The SignalWorkflow API call made by the client completes once the server accepts that signal (ie. it has atomically checked that the Workflow ID does exists and is still running, and has either written the signal to that Workflow’s history, or has buffered it if a Workflow Task is already in progress). The client does not wait for the signal to be delivered to a Workflow Worker, so any exception thrown on the Workflow side will not affect the client call to SignalWorkflow.

Generally speaking, the gRPC’s CANCELLED error code indicates that the client itself has cancelled the gRPC call. It is obviously not impossible that some gRPC server may also send that error code in other situations, but I’m not aware of any such cases on Temporal Server. Is your client going through a gRPC proxy?

It really looks like, for some reason, something on the client side is cancelling the SignalWorkflow gRPC call. This could notably happen if the current thread gets interrupted.
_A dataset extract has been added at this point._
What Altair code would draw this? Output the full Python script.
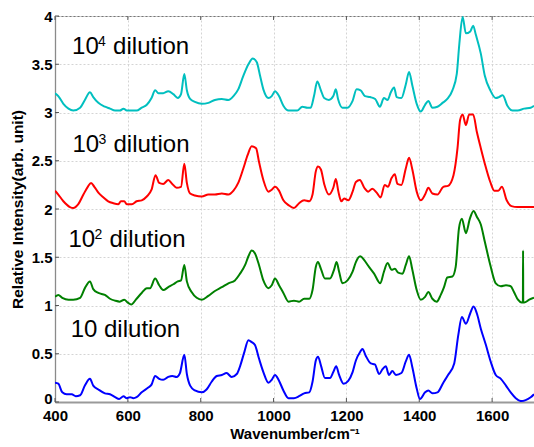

Your full stack trace shows that the SignalWorkflow API call is itself executed in the context of another gRPC call (on what appears to be a distinct, server-side gRPC handler). Could it be that this parent gRPC call exceeded its deadline? I’m not sure about this, but I doubt that context deadline exceeded errors propagate from one grpc connection context to another one; if I’m right on that, then it would make sense that the parent gRPC connection interrupts the current thread when the allocated time expires, which cause the child gRPC request to get cancelled.

@jwatkins , Apologies for the delayed response and thanks for your update, it helped.

You are right, the signal execution happens inside another grpc call. And I observed that there’s another exception raised for the parent gRPC which says upstream request timed out. This may have been the reason for the cancellation exception we are seeing.